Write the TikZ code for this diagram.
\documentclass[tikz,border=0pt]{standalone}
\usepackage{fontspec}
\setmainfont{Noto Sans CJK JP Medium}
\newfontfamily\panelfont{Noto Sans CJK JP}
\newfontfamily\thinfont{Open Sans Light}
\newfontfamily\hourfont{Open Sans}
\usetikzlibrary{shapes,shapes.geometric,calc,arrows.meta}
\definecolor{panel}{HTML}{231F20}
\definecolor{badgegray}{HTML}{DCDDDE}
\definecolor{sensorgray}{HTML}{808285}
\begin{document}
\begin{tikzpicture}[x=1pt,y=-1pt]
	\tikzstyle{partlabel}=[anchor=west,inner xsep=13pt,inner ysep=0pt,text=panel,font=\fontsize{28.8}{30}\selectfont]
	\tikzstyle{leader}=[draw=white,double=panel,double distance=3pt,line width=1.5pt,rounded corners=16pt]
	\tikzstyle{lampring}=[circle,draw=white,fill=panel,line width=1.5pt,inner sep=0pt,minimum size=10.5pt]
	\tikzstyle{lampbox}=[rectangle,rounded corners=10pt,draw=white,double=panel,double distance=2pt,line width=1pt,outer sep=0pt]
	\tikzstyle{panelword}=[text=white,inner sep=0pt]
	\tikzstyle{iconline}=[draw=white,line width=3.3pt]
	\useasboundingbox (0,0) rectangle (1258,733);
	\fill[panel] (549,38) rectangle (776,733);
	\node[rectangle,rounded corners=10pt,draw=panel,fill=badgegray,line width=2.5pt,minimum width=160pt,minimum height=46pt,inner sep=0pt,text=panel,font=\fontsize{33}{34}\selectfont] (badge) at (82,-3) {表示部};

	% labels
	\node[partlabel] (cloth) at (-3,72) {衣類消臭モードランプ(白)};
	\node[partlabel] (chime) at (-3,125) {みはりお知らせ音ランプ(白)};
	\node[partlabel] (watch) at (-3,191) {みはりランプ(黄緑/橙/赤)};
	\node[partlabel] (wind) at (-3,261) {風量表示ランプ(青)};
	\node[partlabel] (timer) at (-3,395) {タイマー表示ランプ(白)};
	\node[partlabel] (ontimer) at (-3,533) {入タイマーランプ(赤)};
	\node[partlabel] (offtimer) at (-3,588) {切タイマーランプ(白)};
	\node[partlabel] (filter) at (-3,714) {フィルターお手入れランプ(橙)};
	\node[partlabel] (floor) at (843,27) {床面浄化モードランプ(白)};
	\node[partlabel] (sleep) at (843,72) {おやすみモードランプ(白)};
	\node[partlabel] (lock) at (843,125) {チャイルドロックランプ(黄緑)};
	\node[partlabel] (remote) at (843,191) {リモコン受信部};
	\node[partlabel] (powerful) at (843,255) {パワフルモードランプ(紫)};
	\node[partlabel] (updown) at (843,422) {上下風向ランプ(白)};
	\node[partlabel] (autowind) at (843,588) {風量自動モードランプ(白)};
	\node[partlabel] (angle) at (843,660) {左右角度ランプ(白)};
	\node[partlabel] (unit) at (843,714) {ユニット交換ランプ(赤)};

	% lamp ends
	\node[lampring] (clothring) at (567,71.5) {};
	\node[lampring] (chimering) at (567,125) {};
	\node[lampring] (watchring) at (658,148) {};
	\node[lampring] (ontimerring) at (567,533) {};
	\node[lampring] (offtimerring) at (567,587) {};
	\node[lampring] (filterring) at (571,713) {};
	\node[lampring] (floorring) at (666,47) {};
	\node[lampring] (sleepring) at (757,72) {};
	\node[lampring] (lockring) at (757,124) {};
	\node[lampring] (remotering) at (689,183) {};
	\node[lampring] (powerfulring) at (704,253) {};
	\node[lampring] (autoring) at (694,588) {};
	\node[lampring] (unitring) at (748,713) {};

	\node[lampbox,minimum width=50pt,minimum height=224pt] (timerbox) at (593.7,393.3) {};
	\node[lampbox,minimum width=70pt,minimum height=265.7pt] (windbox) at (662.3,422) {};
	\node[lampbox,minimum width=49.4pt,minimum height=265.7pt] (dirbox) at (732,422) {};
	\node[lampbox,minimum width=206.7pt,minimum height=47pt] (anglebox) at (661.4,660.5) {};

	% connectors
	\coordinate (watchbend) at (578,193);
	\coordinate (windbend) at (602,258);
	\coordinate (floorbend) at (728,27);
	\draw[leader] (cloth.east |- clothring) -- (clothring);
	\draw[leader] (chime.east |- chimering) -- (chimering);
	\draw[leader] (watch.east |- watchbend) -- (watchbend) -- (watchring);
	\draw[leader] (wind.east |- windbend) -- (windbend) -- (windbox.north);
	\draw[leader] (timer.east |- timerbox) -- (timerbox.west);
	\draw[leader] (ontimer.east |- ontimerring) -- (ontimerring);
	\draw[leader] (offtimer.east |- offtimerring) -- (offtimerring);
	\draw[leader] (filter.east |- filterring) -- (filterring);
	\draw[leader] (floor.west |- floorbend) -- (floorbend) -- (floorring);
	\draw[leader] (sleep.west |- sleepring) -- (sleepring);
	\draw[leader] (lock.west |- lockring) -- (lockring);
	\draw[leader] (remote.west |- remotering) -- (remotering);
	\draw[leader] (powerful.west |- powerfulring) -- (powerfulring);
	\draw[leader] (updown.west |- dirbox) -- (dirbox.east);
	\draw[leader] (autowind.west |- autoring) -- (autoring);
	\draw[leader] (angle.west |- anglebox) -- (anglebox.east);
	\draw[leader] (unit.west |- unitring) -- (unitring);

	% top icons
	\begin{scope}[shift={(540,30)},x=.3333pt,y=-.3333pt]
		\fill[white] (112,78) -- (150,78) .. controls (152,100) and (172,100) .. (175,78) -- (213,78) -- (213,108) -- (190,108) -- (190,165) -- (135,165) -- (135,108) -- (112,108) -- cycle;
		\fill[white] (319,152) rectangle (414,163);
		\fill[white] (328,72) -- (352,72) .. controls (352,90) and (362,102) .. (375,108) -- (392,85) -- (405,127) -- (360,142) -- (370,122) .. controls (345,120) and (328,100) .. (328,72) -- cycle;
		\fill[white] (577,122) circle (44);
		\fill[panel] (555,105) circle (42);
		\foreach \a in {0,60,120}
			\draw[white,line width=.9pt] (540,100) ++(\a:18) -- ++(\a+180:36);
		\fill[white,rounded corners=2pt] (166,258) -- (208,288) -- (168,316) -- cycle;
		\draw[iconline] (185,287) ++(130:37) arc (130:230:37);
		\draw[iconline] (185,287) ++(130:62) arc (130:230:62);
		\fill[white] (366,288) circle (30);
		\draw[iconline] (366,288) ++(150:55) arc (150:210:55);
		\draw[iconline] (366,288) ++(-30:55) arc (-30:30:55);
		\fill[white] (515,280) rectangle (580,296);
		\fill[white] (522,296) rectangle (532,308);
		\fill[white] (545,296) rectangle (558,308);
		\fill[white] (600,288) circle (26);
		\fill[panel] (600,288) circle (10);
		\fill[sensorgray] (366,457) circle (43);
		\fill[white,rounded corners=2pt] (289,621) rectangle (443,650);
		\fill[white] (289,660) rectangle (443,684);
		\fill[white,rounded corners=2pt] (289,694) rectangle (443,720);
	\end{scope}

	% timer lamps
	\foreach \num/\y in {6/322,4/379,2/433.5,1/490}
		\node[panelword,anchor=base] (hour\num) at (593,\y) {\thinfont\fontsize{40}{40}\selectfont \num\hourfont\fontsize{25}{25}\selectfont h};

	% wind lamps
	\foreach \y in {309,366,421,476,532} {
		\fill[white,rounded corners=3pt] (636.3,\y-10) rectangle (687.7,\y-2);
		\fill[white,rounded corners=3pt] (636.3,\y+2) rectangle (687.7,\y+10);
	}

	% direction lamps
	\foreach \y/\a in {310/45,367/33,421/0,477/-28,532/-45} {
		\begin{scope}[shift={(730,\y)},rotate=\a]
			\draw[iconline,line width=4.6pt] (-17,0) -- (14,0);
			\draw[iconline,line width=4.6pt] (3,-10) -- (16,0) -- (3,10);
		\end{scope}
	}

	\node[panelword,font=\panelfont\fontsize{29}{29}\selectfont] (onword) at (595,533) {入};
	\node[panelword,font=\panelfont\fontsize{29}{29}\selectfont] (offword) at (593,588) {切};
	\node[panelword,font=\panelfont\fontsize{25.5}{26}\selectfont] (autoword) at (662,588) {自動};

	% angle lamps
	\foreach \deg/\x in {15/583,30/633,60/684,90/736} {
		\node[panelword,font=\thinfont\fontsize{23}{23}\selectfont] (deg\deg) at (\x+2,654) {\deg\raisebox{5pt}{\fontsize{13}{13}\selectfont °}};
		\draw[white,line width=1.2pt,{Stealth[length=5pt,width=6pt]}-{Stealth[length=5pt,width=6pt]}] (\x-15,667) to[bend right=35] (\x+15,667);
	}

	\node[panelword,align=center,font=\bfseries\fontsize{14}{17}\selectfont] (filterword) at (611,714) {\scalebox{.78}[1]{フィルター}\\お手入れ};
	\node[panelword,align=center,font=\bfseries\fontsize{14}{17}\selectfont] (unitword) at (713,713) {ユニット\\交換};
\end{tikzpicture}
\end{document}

# YOUR INSTRUCTIONS:
Return only the lines from the beginning of the material up to and including the line with "width=2.5pt,minimum width=160pt,minimum height=46pt,inner", exactly as written.

# FULL ANSWER:
Write the TikZ code for this diagram.
\documentclass[tikz,border=0pt]{standalone}
\usepackage{fontspec}
\setmainfont{Noto Sans CJK JP Medium}
\newfontfamily\panelfont{Noto Sans CJK JP}
\newfontfamily\thinfont{Open Sans Light}
\newfontfamily\hourfont{Open Sans}
\usetikzlibrary{shapes,shapes.geometric,calc,arrows.meta}
\definecolor{panel}{HTML}{231F20}
\definecolor{badgegray}{HTML}{DCDDDE}
\definecolor{sensorgray}{HTML}{808285}
\begin{document}
\begin{tikzpicture}[x=1pt,y=-1pt]
	\tikzstyle{partlabel}=[anchor=west,inner xsep=13pt,inner ysep=0pt,text=panel,font=\fontsize{28.8}{30}\selectfont]
	\tikzstyle{leader}=[draw=white,double=panel,double distance=3pt,line width=1.5pt,rounded corners=16pt]
	\tikzstyle{lampring}=[circle,draw=white,fill=panel,line width=1.5pt,inner sep=0pt,minimum size=10.5pt]
	\tikzstyle{lampbox}=[rectangle,rounded corners=10pt,draw=white,double=panel,double distance=2pt,line width=1pt,outer sep=0pt]
	\tikzstyle{panelword}=[text=white,inner sep=0pt]
	\tikzstyle{iconline}=[draw=white,line width=3.3pt]
	\useasboundingbox (0,0) rectangle (1258,733);
	\fill[panel] (549,38) rectangle (776,733);
	\node[rectangle,rounded corners=10pt,draw=panel,fill=badgegray,line width=2.5pt,minimum width=160pt,minimum height=46pt,inner sep=0pt,text=panel,font=\fontsize{33}{34}\selectfont] (badge) at (82,-3) {表示部};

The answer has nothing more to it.